Ich habe unglaublich viele Wunder in Erinnerung. Sie haben mich am Leben erhalten, oder vor einem schweren Unfall bewahrt, und deshalb weiss ich, es gibt eine höhere Macht und eine ausserirdische Welt. Sie ist uns ganz nahe. Es ist bezeugt durch Menschen mit der Fähigkeit, ein wenig Einblick zu bekommen, und ich selbst bekam aus dieser Welt fünf lebensrettende Worte zu hören. Wenn ich von Glück rede, dann sage ich: Der gute Gott ist mein Glück. Ich spürte sie, diese Nähe. Mir war, als freue sich der ganze Himmel darüber, dass dem Teufel ein Strich durch die Rechnung gemacht war. Es braucht kein theologisches Studium und keine Religion, um eine solche Erfahrung machen zu können, aber es braucht höchstwahrscheinlich den Glauben: Es gibt einen guten Gott und Jesus ist die Verbindung zu ihm. Mir ist bewusst: Ich lebe, weil Jesus lebt.

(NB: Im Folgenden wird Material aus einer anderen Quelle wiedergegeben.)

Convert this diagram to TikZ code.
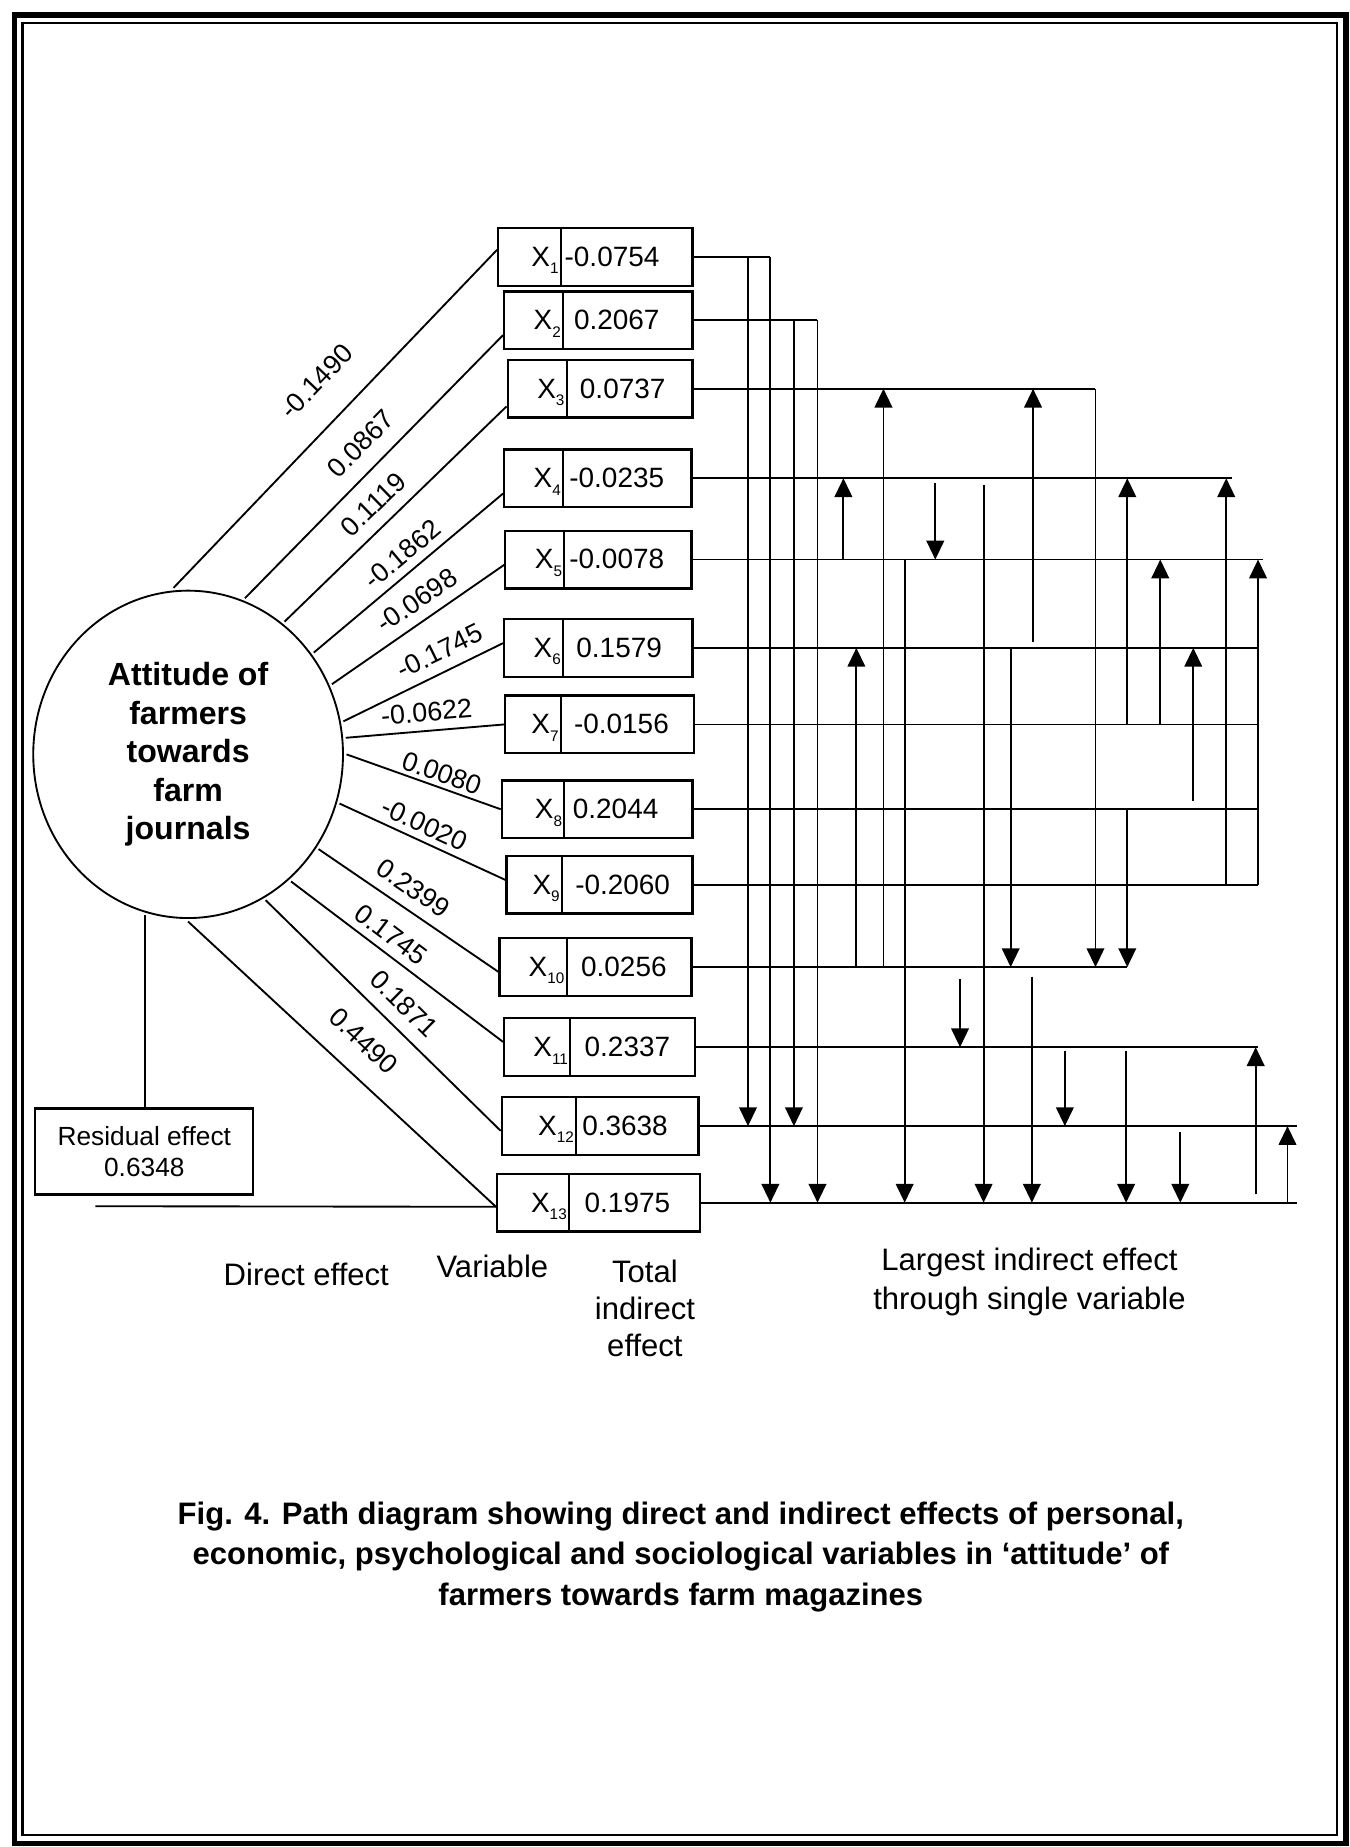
\documentclass[tikz,border=0pt]{standalone}
\usepackage{fontspec}
\setmainfont{Liberation Sans}
\usetikzlibrary{arrows.meta, shapes.geometric}
\newcommand{\varx}[1]{X\raisebox{-3.6pt}{\fontsize{7.4}{8}\selectfont #1}}

\begin{document}
\begin{tikzpicture}[x=0.02cm, y=-0.02cm,
    effline/.style={line width=0.9pt},
    effarrow/.style={line width=0.9pt, -{Triangle[length=0.32cm, width=0.3cm]}},
    varbox/.style={draw, line width=1.1pt, minimum height=0.98cm, inner sep=0pt},
    vartext/.style={font=\fontsize{13.5}{16}\selectfont, inner sep=0pt},
    pathlabel/.style={font=\fontsize{13}{15}\selectfont, sloped, anchor=south, inner sep=0pt},
    note/.style={font=\fontsize{15}{18.5}\selectfont, align=center, inner sep=0pt}]
%\draw[step=50,gray,very thin] (0,0) grid (1146,1568); %background grid
\useasboundingbox (0,0) rectangle (1146,1568);
\draw[line width=0.1cm] (12.3,12.7) rectangle (1143,1565); %frame
\draw[line width=0.04cm] (19.2,19.5) rectangle (1135,1558);

% dependent variable
\node[ellipse, draw, line width=0.9pt, minimum width=5.26cm, minimum height=5.56cm, inner sep=0pt, outer sep=0.06cm, align=center, font=\bfseries\fontsize{15.5}{18.6}\selectfont] (att) at (159.7,640.4) {Attitude of\\farmers\\towards\\farm\\journals};

% variables
\node[varbox, minimum width=3.30cm] (x1) at (505.5,218) {}; %X1
\draw[effline] (x1.north -| 476,0) -- (x1.south -| 476,0);
\node[vartext, anchor=base east] (x1n) at (474.5,226) {\varx{1}};
\node[vartext, anchor=base west] (x1v) at (479,226) {-0.0754};
\node[varbox, minimum width=3.20cm] (x2) at (508,272) {}; %X2
\draw[effline] (x2.north -| 478,0) -- (x2.south -| 478,0);
\node[vartext, anchor=base east] (x2n) at (476.5,280) {\varx{2}};
\node[vartext, anchor=base west] (x2v) at (487,280) {0.2067};
\node[varbox, minimum width=3.14cm] (x3) at (509.5,330) {}; %X3
\draw[effline] (x3.north -| 481,0) -- (x3.south -| 481,0);
\node[vartext, anchor=base east] (x3n) at (479.5,338) {\varx{3}};
\node[vartext, anchor=base west] (x3v) at (492,338) {0.0737};
\node[varbox, minimum width=3.18cm] (x4) at (507.5,406) {}; %X4
\draw[effline] (x4.north -| 478,0) -- (x4.south -| 478,0);
\node[vartext, anchor=base east] (x4n) at (476.5,414) {\varx{4}};
\node[vartext, anchor=base west] (x4v) at (483,414) {-0.0235};
\node[varbox, minimum width=3.16cm] (x5) at (508,475) {}; %X5
\draw[effline] (x5.north -| 479,0) -- (x5.south -| 479,0);
\node[vartext, anchor=base east] (x5n) at (477.5,483) {\varx{5}};
\node[vartext, anchor=base west] (x5v) at (483,483) {-0.0078};
\node[varbox, minimum width=3.20cm] (x6) at (508,550) {}; %X6
\draw[effline] (x6.north -| 478,0) -- (x6.south -| 478,0);
\node[vartext, anchor=base east] (x6n) at (476.5,558) {\varx{6}};
\node[vartext, anchor=base west] (x6v) at (489,558) {0.1579};
\node[varbox, minimum width=3.20cm] (x7) at (509,615) {}; %X7
\draw[effline] (x7.north -| 476,0) -- (x7.south -| 476,0);
\node[vartext, anchor=base east] (x7n) at (474.5,623) {\varx{7}};
\node[vartext, anchor=base west] (x7v) at (487,623) {-0.0156};
\node[varbox, minimum width=3.24cm] (x8) at (507,687) {}; %X8
\draw[effline] (x8.north -| 479,0) -- (x8.south -| 479,0);
\node[vartext, anchor=base east] (x8n) at (477.5,695) {\varx{8}};
\node[vartext, anchor=base west] (x8v) at (486,695) {0.2044};
\node[varbox, minimum width=3.16cm] (x9) at (509,751) {}; %X9
\draw[effline] (x9.north -| 477,0) -- (x9.south -| 477,0);
\node[vartext, anchor=base east] (x9n) at (475.5,759) {\varx{9}};
\node[vartext, anchor=base west] (x9v) at (488,759) {-0.2060};
\node[varbox, minimum width=3.26cm] (x10) at (505.5,821) {}; %X10
\draw[effline] (x10.north -| 481,0) -- (x10.south -| 481,0);
\node[vartext, anchor=base east] (x10n) at (479.5,829) {\varx{10}};
\node[vartext, anchor=base west] (x10v) at (493,829) {0.0256};
\node[varbox, minimum width=3.24cm] (x11) at (509,889) {}; %X11
\draw[effline] (x11.north -| 484,0) -- (x11.south -| 484,0);
\node[vartext, anchor=base east] (x11n) at (482.5,897) {\varx{11}};
\node[vartext, anchor=base west] (x11v) at (496,897) {0.2337};
\node[varbox, minimum width=3.34cm] (x12) at (509.5,956) {}; %X12
\draw[effline] (x12.north -| 489,0) -- (x12.south -| 489,0);
\node[vartext, anchor=base east] (x12n) at (487.5,964) {\varx{12}};
\node[vartext, anchor=base west] (x12v) at (494,964) {0.3638};
\node[varbox, minimum width=3.44cm] (x13) at (508,1021) {}; %X13
\draw[effline] (x13.north -| 483,0) -- (x13.south -| 483,0);
\node[vartext, anchor=base east] (x13n) at (481.5,1029) {\varx{13}};
\node[vartext, anchor=base west] (x13v) at (496,1029) {0.1975};

% residual
\node[draw, line width=1.1pt, minimum width=3.7cm, minimum height=1.46cm, inner sep=0pt, align=center, font=\fontsize{12.7}{15.3}\selectfont] (resid) at (122.5,977.5) {Residual effect\\0.6348};
\coordinate (rfoot) at (81,1024);
\coordinate (x13in) at ([yshift=-0.07cm]x13.west);
\draw[effline] (att.-105) -- (att.-105 |- resid.north);
\draw[effline] (rfoot) -- (x13in);

% direct effects
\draw[effline] (att.95) -- node[pathlabel, pos=0.53, outer sep=0.51cm] (d1) {-0.1490} ([yshift=0.12cm]x1.west);
\draw[effline] (att.70) -- node[pathlabel, pos=0.52, outer sep=0.27cm] (d2) {0.0867} ([yshift=-0.25cm]x2.west);
\draw[effline] (att.54) -- node[pathlabel, pos=0.47, outer sep=0.22cm] (d3) {0.1119} ([yshift=-0.3cm]x3.west);
\draw[effline] (att.39) -- node[pathlabel, pos=0.53, outer sep=0.15cm] (d4) {-0.1862} ([yshift=-0.26cm]x4.west);
\draw[effline] (att.26) -- node[pathlabel, pos=0.56, outer sep=0.19cm] (d5) {-0.0698} ([yshift=-0.09cm]x5.west);
\draw[effline] (att.12) -- node[pathlabel, pos=0.66, outer sep=0.19cm] (d6) {-0.1745} ([yshift=0.08cm]x6.west);
\draw[effline] (att.6) -- node[pathlabel, pos=0.52, outer sep=0.16cm] (d7) {-0.0622} (x7.west);
\draw[effline] (att.0) -- node[pathlabel, pos=0.59, outer sep=0.08cm] (d8) {0.0080} (x8.west);
\draw[effline] (att.-18) -- node[pathlabel, pos=0.47, outer sep=0.12cm] (d9) {-0.0020} ([yshift=0.08cm]x9.west);
\draw[effline] (att.-36) -- node[pathlabel, pos=0.46, outer sep=0.2cm] (d10) {0.2399} ([yshift=-0.08cm]x10.west);
\draw[effline] (att.-51) -- node[pathlabel, pos=0.42, outer sep=0.14cm] (d11) {0.1745} ([yshift=0.09cm]x11.west);
\draw[effline] (att.-62) -- node[pathlabel, pos=0.52, outer sep=0.23cm] (d12) {0.1871} ([yshift=-0.08cm]x12.west);
\draw[effline] (att.-90) -- node[pathlabel, pos=0.5, outer sep=0.38cm] (d13) {0.4490} (x13in);

% total indirect effect lines
\draw[effline] (x1.east) -- (x1.center -| 654,0);
\draw[effline] (x2.east) -- (x2.center -| 694,0);
\draw[effline] (x3.east) -- (x3.center -| 930,0);
\draw[effline] (x4.east) -- (x4.center -| 1046,0);
\draw[effline] (x5.east) -- (x5.center -| 1072,0);
\draw[effline] (x6.east) -- (x6.center -| 1068,0);
\draw[effline] (x7.east) -- (x7.center -| 1068,0);
\draw[effline] (x8.east) -- (x8.center -| 1068,0);
\draw[effline] (x9.east) -- (x9.center -| 1068,0);
\draw[effline] (x10.east) -- (x10.center -| 957,0);
\draw[effline] (x11.east) -- (x11.center -| 1068,0);
\draw[effline] (x12.east) -- (x12.center -| 1101,0);
\draw[effline] (x13.east) -- (x13.center -| 1101,0);

% largest indirect effects
\draw[effarrow] (x1.center -| 635,0) -- (x12.center -| 635,0); %1-12
\draw[effarrow] (x1.center -| 654,0) -- (x13.center -| 654,0); %1-13
\draw[effarrow] (x2.center -| 674,0) -- (x12.center -| 674,0); %2-12
\draw[effarrow] (x2.center -| 694,0) -- (x13.center -| 694,0); %2-13
\draw[effarrow] (x5.center -| 716,0) -- (x4.center -| 716,0); %5-4
\draw[effarrow] (x10.center -| 727,0) -- (x6.center -| 727,0); %10-6
\draw[effarrow] (x10.center -| 750,0) -- (x3.center -| 750,0); %10-3
\draw[effarrow] (x5.center -| 768,0) -- (x13.center -| 768,0); %5-13
\draw[effarrow] (x4.center -| 794,0) ++(0,4) -- (x5.center -| 794,0); %4-5
\draw[effarrow] (x10.center -| 815,0) ++(0,10) -- (x11.center -| 815,0); %10-11
\draw[effarrow] (x4.center -| 835,0) ++(0,6) -- (x13.center -| 835,0); %4-13
\draw[effarrow] (x6.center -| 858,0) -- (x10.center -| 858,0); %6-10
\draw[effarrow] (x6.center -| 877,0) ++(0,-5) -- (x3.center -| 877,0); %6-3
\draw[effarrow] (x10.center -| 876,0) ++(0,8) -- (x13.center -| 876,0); %10-13
\draw[effarrow] (x11.center -| 904,0) ++(0,3) -- (x12.center -| 904,0); %11-12
\draw[effarrow] (x3.center -| 930,0) -- (x10.center -| 930,0); %3-10
\draw[effarrow] (x7.center -| 957,0) -- (x4.center -| 957,0); %7-4
\draw[effarrow] (x8.center -| 957,0) -- (x10.center -| 957,0); %8-10
\draw[effarrow] (x11.center -| 956,0) ++(0,3) -- (x13.center -| 956,0); %11-13
\draw[effarrow] (x7.center -| 985,0) -- (x5.center -| 985,0); %7-5
\draw[effarrow] (x12.center -| 1002,0) ++(0,5) -- (x13.center -| 1002,0); %12-13
\draw[effarrow] (x8.center -| 1013,0) ++(0,-7) -- (x6.center -| 1013,0); %8-6
\draw[effarrow] (x9.center -| 1041,0) -- (x4.center -| 1041,0); %9-4
\draw[effarrow] (x13.center -| 1066,0) ++(0,-7) -- (x11.center -| 1066,0); %13-11
\draw[effarrow] (x9.center -| 1068,0) -- (x5.center -| 1068,0); %9-5
\draw[effarrow] (x13.center -| 1093,0) -- (x12.center -| 1093,0); %13-12

% headings and caption
\node[note] (direct) at (260,1082) {Direct effect};
\node[note] (varname) at (418,1075) {Variable};
\node[note, font=\fontsize{15}{17.9}\selectfont] (total) at (547.5,1111) {Total\\indirect\\effect};
\node[note, font=\fontsize{15}{18.7}\selectfont] (largest) at (874,1088.5) {Largest indirect effect\\through single variable};
\node[note, font=\bfseries\fontsize{15}{19.6}\selectfont] (caption) at (578,1321.7) {Fig. 4. Path diagram showing direct and indirect effects of personal,\\economic, psychological and sociological variables in ‘attitude’ of\\farmers towards farm magazines};
\end{tikzpicture}
\end{document}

Da es in diesem Interview im Hintergrund immer auch um die Unverfügbarkeit Gottes geht, überlege ich, ob man für das Gottesbild eines jeden Menschen nicht auch eine Unverfügbarkeit annehmen darf; Unverfügbarkeit insofern, dass man darüber nicht urteilt.
Das geschieht auf dem hohen philosophischem Niveau aber mit dem Begriff „Götze“, hier „Privatgötze“, denn ein solcher Ausdruck hat immer einen festen je unterschiedlichen Ausgangspunkt und urteilt somit.